Massachusetts is only one of eight states that still requires a graduation exam (down from a high of 28 states in 2010). Any voter needs to ask themselves, why? One of the main motivators for adding a graduation exam was the unfunded No Child Left Behind Act and the funding attached to Race to the Top, which was part of the 2009 American Recovery and Reinvestment Act (neither required graduation exams, but did emphasize standardized testing and many states looked to high-achieving states like Massachusetts for models). However, since then, states have realized that it did not help their students to prevent them from getting a diploma, if they could not pass a standardized test. The data is clear that graduation tests did nothing to lift student achievement but did raise dropout rates. That schools spent a massive amount of resources on the "bubble kids" (giving most resources to students who were just below the passing rate of graduation exams) ignoring support for lower or higher achieving students. Parents, students, and teachers raised concerns that, after Race to the Top, there was too much emphasis on testing. Moreover, states started lowering educational standards to prevent more students from not passing their exams (due to the real high-stakes natures of those exams). One by one, states began to remove their requirements for students to pass standardized test to receive a diploma. Massachusetts should follow their lead. Finally, the passage of this ballot question could open the door for students who completed all graduation requirements in the past, but did not pass MCAS, to receive their diplomas retroactively (which had a major positive impact in other states that ended their graduation exams).
If this ballot question passes, it would have a positive effect on our public school system.
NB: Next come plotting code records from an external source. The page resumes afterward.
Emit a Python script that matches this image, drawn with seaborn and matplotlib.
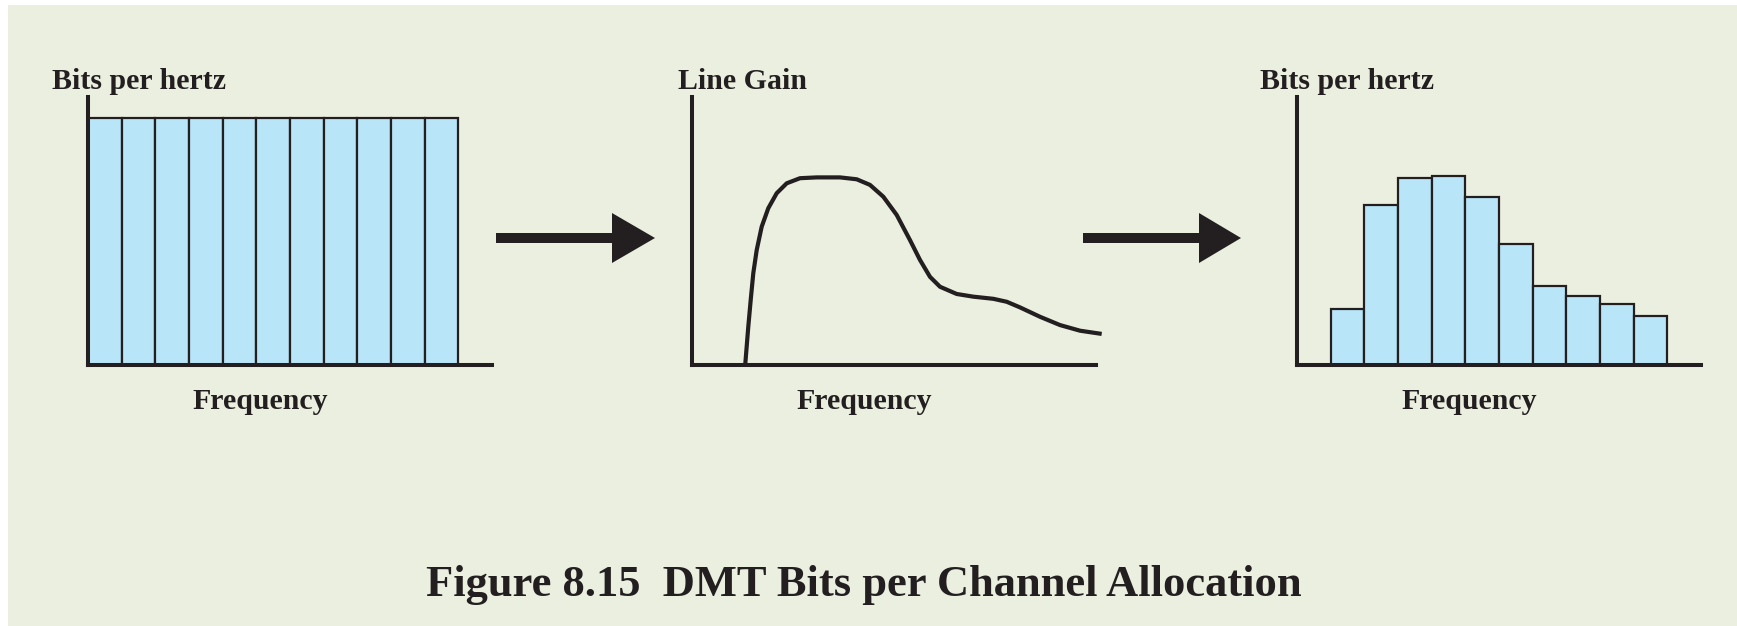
import matplotlib
matplotlib.use('Agg')
import matplotlib.pyplot as plt
from matplotlib.patches import Rectangle, Polygon
import seaborn as sns
import pandas as pd

# data
channels = [str(i) for i in range(1, 12)]
flat_bits = [9.2] * 11
alloc_bits = [0, 2.09, 5.97, 6.98, 7.05, 6.27, 4.51, 2.95, 2.57, 2.28, 1.83]
gain_freq = [1.58, 1.672, 1.744, 1.821, 1.922, 2.070, 2.266, 2.516, 2.813, 3.208,
             3.704, 4.396, 4.892, 5.287, 5.682, 6.080, 6.475, 6.772, 7.069, 7.366,
             7.862, 8.355, 8.949, 9.347, 9.742, 10.336, 10.931, 11.525, 12.169]
gain_vals = [0.0, 1.43, 2.43, 3.43, 4.29, 5.16, 5.85, 6.41, 6.78, 6.97,
             7.00, 7.00, 6.93, 6.72, 6.28, 5.60, 4.66, 3.92, 3.29, 2.92,
             2.65, 2.55, 2.47, 2.36, 2.15, 1.80, 1.49, 1.28, 1.16]
ylabels = ['Bits per hertz', 'Line Gain', 'Bits per hertz']
xlabel = 'Frequency'
title = 'Figure 8.15  DMT Bits per Channel Allocation'

W, H = 1737, 626
BG = '#EBEFDF'
INK = '#231F20'
BAR = '#B9E5F8'
FONT = ['Liberation Serif', 'DejaVu Serif']

sns.set_theme(style='white')
plt.rcParams['font.family'] = FONT

fig = plt.figure(figsize=(W / 100, H / 100), dpi=100)
fig.patch.set_facecolor('white')
fig.add_artist(Rectangle((8 / W, 0), 1, (H - 5) / H, transform=fig.transFigure,
                         facecolor=BG, edgecolor='none', zorder=-10))


def px_axes(x0, y_axis, width, height):
    return fig.add_axes([x0 / W, (H - y_axis) / H, width / W, height / H])


lefts = [88, 692, 1297]
axes = [px_axes(x, 365, 404, 268) for x in lefts]

# panel 1: flat allocation
df1 = pd.DataFrame({'channel': channels, 'bits': flat_bits})
sns.barplot(data=df1, x='channel', y='bits', order=channels, width=1,
            color=BAR, saturation=1, edgecolor=INK, linewidth=1.6, ax=axes[0])
axes[0].set_xlim(-0.5, 11.5)

# panel 2: line gain
df2 = pd.DataFrame({'freq': gain_freq, 'gain': gain_vals})
sns.lineplot(data=df2, x='freq', y='gain', sort=False, color=INK,
             linewidth=3.0, ax=axes[1], clip_on=False,
             solid_joinstyle='round', solid_capstyle='butt')
axes[1].set_xlim(0, 12)

# panel 3: adapted allocation
df3 = pd.DataFrame({'channel': channels, 'bits': alloc_bits})
sns.barplot(data=df3, x='channel', y='bits', order=channels, width=1,
            color=BAR, saturation=1, edgecolor=INK, linewidth=1.6, ax=axes[2])
axes[2].set_xlim(-0.5, 11.5)

label_dx = [-36, -13.5, -37]
for ax, lab, dx in zip(axes, ylabels, label_dx):
    ax.set_ylim(0, 10)
    ax.patch.set_alpha(0)
    ax.set_xticks([])
    ax.set_yticks([])
    ax.set_xlabel('')
    ax.set_ylabel('')
    for side in ['top', 'right']:
        ax.spines[side].set_visible(False)
    for side in ['left', 'bottom']:
        ax.spines[side].set_color(INK)
        ax.spines[side].set_linewidth(2.9)
        ax.spines[side].set_capstyle('projecting')
        ax.spines[side].set_zorder(5)
    ax.text(dx / 404, (365 - 89) / 268, lab, transform=ax.transAxes,
            ha='left', va='baseline', fontsize=21.5, fontweight='bold',
            color=INK, family=FONT)
    ax.text(172 / 404, (365 - 409) / 268, xlabel, transform=ax.transAxes,
            ha='center', va='baseline', fontsize=21.5, fontweight='bold',
            color=INK, family=FONT)


# arrows between panels (pixel positions)
def arrow(x0, x1, tip, yc=238):
    def f(x, y):
        return (x / W, (H - y) / H)
    fig.add_artist(Polygon([f(x0, yc - 5), f(x1 + 1, yc - 5), f(x1 + 1, yc + 5), f(x0, yc + 5)],
                           closed=True, transform=fig.transFigure,
                           facecolor=INK, edgecolor='none'))
    fig.add_artist(Polygon([f(x1, yc - 25), f(tip, yc), f(x1, yc + 25)],
                           closed=True, transform=fig.transFigure,
                           facecolor=INK, edgecolor='none'))


arrow(496, 612, 655)
arrow(1083, 1199, 1241)

fig.text(864 / W, (H - 596) / H, title, ha='center', va='baseline',
         fontsize=32, fontweight='bold', color=INK, family=FONT)

fig.savefig('out.png', dpi=100, facecolor=fig.get_facecolor())
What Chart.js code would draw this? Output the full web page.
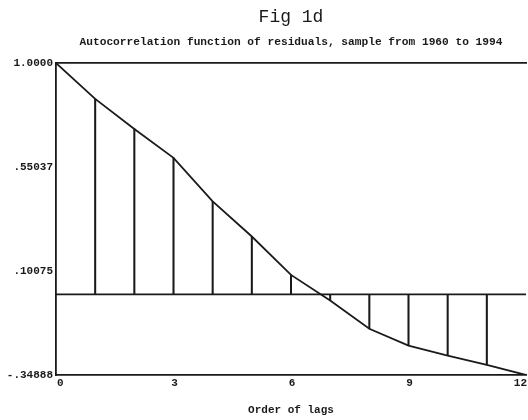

It will allow districts to focus more on student improvement than on a few students that are on the borderline of passing a graduation exam. It will allow schools to better support students who are at risk of dropping out of school. It will allow schools to think more holistically on what are the most important requirements for graduation.
Voting "YES" on Question 2 would allow Massachusetts to continue to be a national leader in curriculum and teaching, but add assessment. It would have important positive outcomes for thousands of students each year and ultimately increase opportunity for all students.